Arts & Entertainment

Visit Hillcrest Hospital for the Art

Curators carefully select hospital's collection

Visitors, patients and employees at Hillcrest Hospital can visit an art museum just by exploring the hallways.

"It is a mini museum in the hospital," said Jennifer Finkel, one of three curators who oversee artwork at Cleveland Clinic properties. The Arts & Medicine Institute, the Clinic's art program, was established in 2006 by Delos "Toby" Cosgrove, Clinic chief executive officer and president.

"The Clinic has been collecting art since it opened 90 years ago," Finkel said. However, the creation of an aesthetics committee in the 1960s focused more attention on the art collection.

"We are collecting contemporary art, from artists who are local and national, emerging in their careers as well as more established artists," Finkel said. "It's not the Sunday painter."

"We look for a diversity of looks and feels and subject matter," she added.

Finkel said curators not only consider what art to purchase, but where it should be placed.

"There are so many different factors," she said. "What you would want in the atrium is different from what you have in the NICU waiting area."

Other placements are done for wayfinding purposes, she added. Distinctive works are placed in key locations to help people recognize where they are in Hillcrest Hospital.

"You want more recognizable images. This place is such a maze," Finkel said.

A good example of that are the color photos and aluminum sculptures that are located between the atrium and the new tower. Created by Peter Newman of London, the photos are views of city skylines from the ground up, while the sculptures located nearby fill in the middle area of sky.

Also memorable are a series of three 3-D lenticular works of Japanese landscapes done by Julian Opie of London.

In new Jane and Lee Seidman Tower, works are grouped by floor under the themes of people, places and things. An example of the places covered on the third floor are a pair of landscapes by Cedric Delsaux, a French photographer born in 1974.

Finkel said she enjoys the mixed media prints by Hui-Chu Ying, a Taiwan-born artist who teaches at the Myers School of Art at The University of Akron. The prints, located in the hospital's atrium, have patterned designs into which she incorporates images representing healing and spiritual connectivity.
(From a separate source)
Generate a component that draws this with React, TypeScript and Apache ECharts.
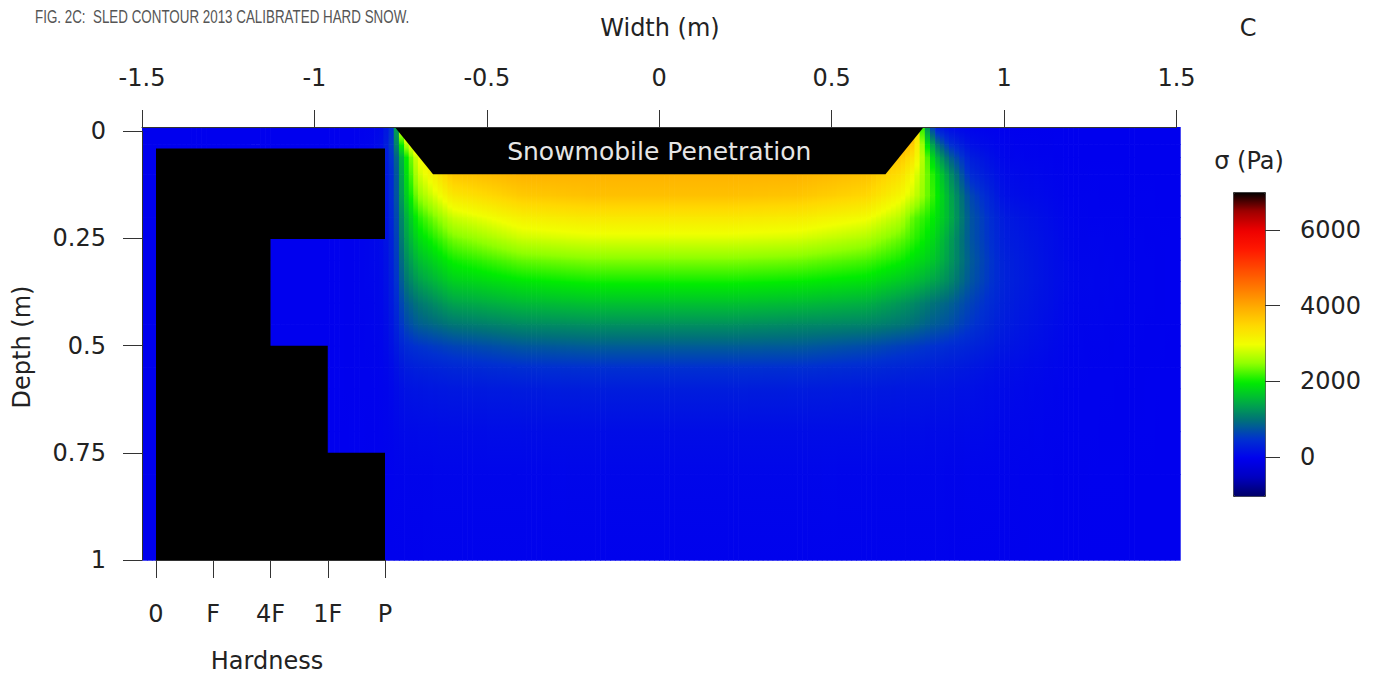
import React, { useEffect, useRef } from "react";
import * as echarts from "echarts";

// ---------- data ----------
// Width positions (m) of the sampled stress nodes
const widthNodes = [-1.5, -1.2, -1.0, -0.9, -0.84, -0.8, -0.77, -0.74, -0.7, -0.6, -0.4, -0.2, 0, 0.2, 0.4, 0.6, 0.7, 0.74, 0.77, 0.8, 0.84, 0.9, 1.0, 1.2, 1.51];
// Depth positions (m) of the sampled stress nodes
const depthNodes = [-0.01, 0.03, 0.06, 0.1, 0.15, 0.2, 0.25, 0.3, 0.35, 0.4, 0.45, 0.5, 0.55, 0.6, 0.7, 0.8, 1.0];
// Stress sigma (Pa), one row per depth node, one value per width node
const stressRows = [
  [0, 0, 0, 0, 20, 100, 600, 3800, 4000, 4000, 4000, 4000, 4000, 4000, 4000, 4000, 4000, 4000, 1500, 300, 100, 30, 0, 0, 0],
  [0, 0, 0, 0, 30, 150, 700, 2500, 3600, 4000, 4000, 4000, 4000, 4000, 4000, 4000, 4000, 3600, 2200, 1100, 500, 150, 30, 0, 0],
  [0, 0, 0, 10, 40, 200, 600, 1800, 3000, 3900, 3950, 3950, 3950, 3950, 3950, 3900, 3700, 3300, 2500, 1600, 900, 300, 50, 0, 0],
  [0, 0, 0, 10, 50, 180, 500, 1700, 2800, 3700, 3900, 3900, 3900, 3900, 3900, 3750, 3400, 3000, 2500, 2000, 1300, 450, 100, 10, 0],
  [0, 0, 0, 10, 50, 150, 500, 1600, 2500, 3300, 3650, 3750, 3750, 3750, 3700, 3500, 3100, 2800, 2450, 2100, 1500, 700, 150, 20, 0],
  [0, 0, 0, 10, 50, 130, 450, 1400, 2100, 2800, 3200, 3300, 3300, 3300, 3250, 3050, 2700, 2300, 2150, 1950, 1550, 800, 260, 30, 0],
  [0, 0, 0, 10, 50, 120, 400, 1300, 1850, 2400, 2800, 2900, 2900, 2900, 2850, 2650, 2350, 2150, 2000, 1800, 1400, 800, 300, 50, 0],
  [0, 0, 0, 10, 50, 100, 380, 1150, 1600, 2050, 2350, 2450, 2450, 2450, 2400, 2250, 2050, 1900, 1800, 1650, 1350, 850, 340, 60, 0],
  [0, 0, 0, 10, 45, 90, 350, 1000, 1350, 1750, 1950, 2050, 2050, 2050, 2000, 1900, 1700, 1600, 1500, 1380, 1200, 800, 350, 70, 0],
  [0, 0, 0, 10, 40, 80, 300, 800, 1050, 1400, 1580, 1650, 1650, 1650, 1600, 1500, 1300, 1200, 1100, 1000, 900, 650, 320, 60, 0],
  [0, 0, 0, 10, 35, 70, 250, 650, 850, 1050, 1200, 1250, 1250, 1250, 1200, 1150, 1050, 980, 900, 830, 750, 550, 280, 50, 0],
  [0, 0, 0, 10, 30, 60, 200, 430, 520, 650, 800, 850, 850, 850, 830, 720, 620, 580, 540, 500, 450, 380, 220, 40, 0],
  [0, 0, 0, 10, 25, 40, 130, 280, 330, 400, 480, 500, 500, 500, 490, 430, 380, 360, 340, 320, 290, 240, 140, 30, 0],
  [0, 0, 0, 10, 20, 30, 90, 180, 210, 250, 280, 300, 300, 300, 290, 260, 240, 230, 220, 210, 190, 160, 100, 25, 0],
  [0, 0, 0, 5, 10, 20, 50, 90, 100, 115, 125, 130, 130, 130, 130, 125, 120, 115, 110, 105, 100, 90, 60, 20, 0],
  [0, 0, 0, 5, 5, 10, 25, 40, 45, 50, 55, 60, 60, 60, 60, 55, 55, 50, 50, 50, 45, 40, 30, 10, 0],
  [0, 0, 0, 0, 0, 5, 10, 15, 15, 18, 20, 20, 20, 20, 20, 20, 20, 20, 20, 20, 15, 15, 10, 5, 0],
];

// Colour scale of sigma (Pa)
const stressMin = -1000;
const stressMax = 7000;
const stressColors = [
  "#000066", "#0000c0", "#0000ee", "#0030d0", "#00707a", "#00b040", "#00ec00", "#90ff00",
  "#f0ff00", "#ffd800", "#ffaa00", "#ff7800", "#ff4800", "#ff1800", "#ee0000", "#a00000", "#000000",
];
const colorbarTickMin = 0;
const colorbarTickMax = 6000;
const colorbarTickStep = 2000;

// Snowmobile penetration outline [width, depth]
const sledOutline = [
  [-0.767, -0.01],
  [0.767, -0.01],
  [0.656, 0.1],
  [-0.656, 0.1],
];
const sledLabel = "Snowmobile Penetration";

// Hardness profile
const hardnessLabels = ["0", "F", "4F", "1F", "P"];
const layerTop = [0.04, 0.25, 0.5, 0.75];
const layerBottom = [0.25, 0.5, 0.75, 1.0];
const layerHardness = ["P", "4F", "1F", "P"];

// Axis ranges
const widthTickMin = -1.5;
const widthTickMax = 1.5;
const widthTickStep = 0.5;
const depthTickMin = 0;
const depthTickMax = 1;
const depthTickStep = 0.25;

// ---------- colour helpers ----------
const stopRgb = stressColors.map((h) => {
  const n = parseInt(h.slice(1), 16);
  return [(n >> 16) & 255, (n >> 8) & 255, n & 255];
});
const stopStep = (stressMax - stressMin) / (stressColors.length - 1);

function colorOf(v: number): string {
  let t = ((v - stressMin) / (stressMax - stressMin)) * (stopRgb.length - 1);
  t = Math.max(0, Math.min(stopRgb.length - 1, t));
  const k = Math.min(stopRgb.length - 2, Math.floor(t));
  const f = t - k;
  const a = stopRgb[k];
  const b = stopRgb[k + 1];
  return `rgb(${Math.round(a[0] + (b[0] - a[0]) * f)},${Math.round(a[1] + (b[1] - a[1]) * f)},${Math.round(a[2] + (b[2] - a[2]) * f)})`;
}

function gradientStops(vt: number, vb: number) {
  const stops: { offset: number; color: string }[] = [{ offset: 0, color: colorOf(vt) }];
  if (vt !== vb) {
    const lo = Math.min(vt, vb);
    const hi = Math.max(vt, vb);
    for (let k = 0; k < stressColors.length; k++) {
      const c = stressMin + k * stopStep;
      if (c > lo && c < hi) stops.push({ offset: (c - vt) / (vb - vt), color: colorOf(c) });
    }
  }
  stops.push({ offset: 1, color: colorOf(vb) });
  stops.sort((a, b) => a.offset - b.offset);
  return stops;
}

// ---------- series data ----------
const fieldData: number[][] = [];
for (let j = 0; j < depthNodes.length - 1; j++) {
  for (let i = 0; i < widthNodes.length - 1; i++) {
    fieldData.push([widthNodes[i], depthNodes[j], stressRows[j][i], i, j]);
  }
}
const layerData = layerTop.map((t, k) => [hardnessLabels.indexOf(layerHardness[k]), t, layerBottom[k]]);

const FONT = "DejaVu Sans";
const axisColor = "#333";

function renderField(params: any, api: any) {
  const i = api.value(3);
  const j = api.value(4);
  const pA = api.coord([widthNodes[i], depthNodes[j]]);
  const pB = api.coord([widthNodes[i + 1], depthNodes[j + 1]]);
  const w = pB[0] - pA[0];
  const h = pB[1] - pA[1];
  const v00 = stressRows[j][i];
  const v10 = stressRows[j][i + 1];
  const v01 = stressRows[j + 1][i];
  const v11 = stressRows[j + 1][i + 1];
  const n = Math.max(1, Math.round(w / 5));
  const children: any[] = [];
  for (let k = 0; k < n; k++) {
    const s = (k + 0.5) / n;
    const vt = v00 + (v10 - v00) * s;
    const vb = v01 + (v11 - v01) * s;
    children.push({
      type: "rect",
      shape: { x: pA[0] + (w * k) / n, y: pA[1], width: w / n + 0.7, height: h + 0.7 },
      style: { fill: { type: "linear", x: 0, y: 0, x2: 0, y2: 1, colorStops: gradientStops(vt, vb) } },
      silent: true,
    });
  }
  return { type: "group", children };
}

function renderSled(params: any, api: any) {
  if (params.dataIndex !== 0) return null;
  const pts = sledOutline.map((p) => api.coord(p));
  const cx = pts.reduce((s, p) => s + p[0], 0) / pts.length;
  const cy = pts.reduce((s, p) => s + p[1], 0) / pts.length;
  return {
    type: "group",
    children: [
      { type: "polygon", shape: { points: pts }, style: { fill: "#000" } },
      {
        type: "text",
        x: cx,
        y: cy + 1,
        style: {
          text: sledLabel,
          fill: "#e6e6e6",
          fontSize: 25,
          fontFamily: FONT,
          align: "center",
          verticalAlign: "middle",
          textAlign: "center",
          textVerticalAlign: "middle",
        },
      },
    ],
  };
}

function renderLayer(params: any, api: any) {
  const p0 = api.coord([0, api.value(1)]);
  const p1 = api.coord([api.value(0), api.value(2)]);
  return {
    type: "rect",
    shape: { x: p0[0], y: p0[1], width: p1[0] - p0[0], height: p1[1] - p0[1] + 0.6 },
    style: { fill: "#000" },
  };
}

const labelStyle = { fontSize: 24, fontFamily: FONT, color: "#222" };
const lineStyle = { color: axisColor, width: 1 };

function textEl(text: string, x: number, y: number, extra: any = {}, font: any = {}) {
  return {
    type: "text",
    x,
    y,
    ...extra,
    style: {
      text,
      fill: "#222",
      fontSize: 24,
      fontFamily: FONT,
      align: "center",
      verticalAlign: "middle",
      textAlign: "center",
      textVerticalAlign: "middle",
      ...font,
    },
  };
}

const option: any = {
  animation: false,
  backgroundColor: "#ffffff",
  grid: [
    { left: 142, top: 127, width: 1038, height: 433 },
    { left: 142, top: 131, width: 1034.5, height: 429 },
    { left: 156, top: 127, width: 229, height: 433 },
    { left: 1233, top: 230, width: 32, height: 227 },
  ],
  xAxis: [
    { gridIndex: 0, type: "value", min: -1.5, max: 1.51, show: false },
    {
      gridIndex: 1,
      type: "value",
      position: "top",
      offset: 4,
      min: widthTickMin,
      max: widthTickMax,
      interval: widthTickStep,
      z: 10,
      axisLine: { show: true, onZero: false, lineStyle },
      axisTick: { show: true, length: 17, inside: false, lineStyle },
      axisLabel: { ...labelStyle, margin: 37 },
      splitLine: { show: false },
    },
    {
      gridIndex: 2,
      type: "value",
      position: "bottom",
      min: 0,
      max: hardnessLabels.length - 1,
      interval: 1,
      z: 10,
      axisLine: { show: true, onZero: false, lineStyle },
      axisTick: { show: true, length: 18, inside: false, lineStyle },
      axisLabel: { ...labelStyle, margin: 42, formatter: (v: number) => hardnessLabels[Math.round(v)] ?? "" },
      splitLine: { show: false },
    },
    { gridIndex: 3, type: "value", show: false, axisLine: { onZero: false } },
  ],
  yAxis: [
    { gridIndex: 0, type: "value", min: -0.01, max: 1, inverse: true, show: false, axisLine: { onZero: false } },
    {
      gridIndex: 1,
      type: "value",
      position: "left",
      inverse: true,
      min: depthTickMin,
      max: depthTickMax,
      interval: depthTickStep,
      z: 10,
      axisLine: { show: true, onZero: false, lineStyle },
      axisTick: { show: true, length: 19, inside: false, lineStyle },
      axisLabel: { ...labelStyle, margin: 36 },
      splitLine: { show: false },
    },
    { gridIndex: 2, type: "value", min: -0.01, max: 1, inverse: true, show: false, axisLine: { onZero: false } },
    {
      gridIndex: 3,
      type: "value",
      position: "right",
      min: colorbarTickMin,
      max: colorbarTickMax,
      interval: colorbarTickStep,
      z: 10,
      axisLine: { show: false, onZero: false },
      axisTick: { show: true, length: 15, inside: false, lineStyle },
      axisLabel: { ...labelStyle, margin: 35, formatter: (v: number) => String(v) },
      splitLine: { show: false },
    },
  ],
  visualMap: {
    type: "continuous",
    min: stressMin,
    max: stressMax,
    seriesIndex: 0,
    dimension: 2,
    calculable: false,
    left: 1233,
    top: 192,
    itemWidth: 32,
    itemHeight: 304,
    padding: 0,
    borderColor: "#333",
    borderWidth: 1,
    inRange: { color: stressColors },
  },
  graphic: [
    {
      type: "text",
      x: 35,
      y: 16,
      scaleX: 0.705,
      style: {
        text: "FIG. 2C:  SLED CONTOUR 2013 CALIBRATED HARD SNOW.",
        fill: "#555",
        fontSize: 19,
        fontFamily: "Liberation Sans",
        align: "left",
        verticalAlign: "middle",
        textAlign: "left",
        textVerticalAlign: "middle",
      },
    },
    textEl("Width (m)", 660, 28),
    textEl("C", 1248, 28),
    textEl("Depth (m)", 22, 347, { rotation: Math.PI / 2 }),
    textEl("Hardness", 267, 661),
    textEl("σ (Pa)", 1249, 161),
  ],
  series: [
    {
      type: "custom",
      xAxisIndex: 0,
      yAxisIndex: 0,
      data: fieldData,
      encode: { x: 0, y: 1 },
      renderItem: renderField,
      silent: true,
      z: 1,
    },
    {
      type: "custom",
      xAxisIndex: 0,
      yAxisIndex: 0,
      data: sledOutline,
      encode: { x: 0, y: 1 },
      renderItem: renderSled,
      silent: true,
      z: 3,
    },
    {
      type: "custom",
      xAxisIndex: 2,
      yAxisIndex: 2,
      data: layerData,
      encode: { x: 0, y: [1, 2] },
      renderItem: renderLayer,
      silent: true,
      z: 3,
    },
  ],
};

export default function App() {
  const ref = useRef<HTMLDivElement>(null);
  useEffect(() => {
    if (!ref.current) return;
    const chart = echarts.init(ref.current, null, { renderer: "svg" });
    chart.setOption(option);
    return () => chart.dispose();
  }, []);
  return (
    <div
      ref={ref}
      style={{ position: "fixed", left: 0, top: 0, width: 1383, height: 678, background: "#fff" }}
    />
  );
}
Curators make a point to have about 10 percent of the artwork come from local artists such as photographer Nancy McEntee, a professor at the Cleveland Institute of Art, and Barry Underwood, head of photography at CIA.

"We're always interested in seeing new works from local artists," Finkler said.

Finkel, who has a doctorate degree in art history, said she enjoys working in a hospital rather than the academic setting in which she was previously employed.

"It felt like the service component was missing," she said.

As for whether art helps the healing process, Finkel said that's difficult to determine.

"It is so subjective. There's no precise way to measure that," she said. "We measure it by the testimonials and feedback we receive."

One woman waiting for a heart transplant was so moved by an artwork that she sent a letter thanking the artist.

"She said it was so inspirational to her," Finkel said.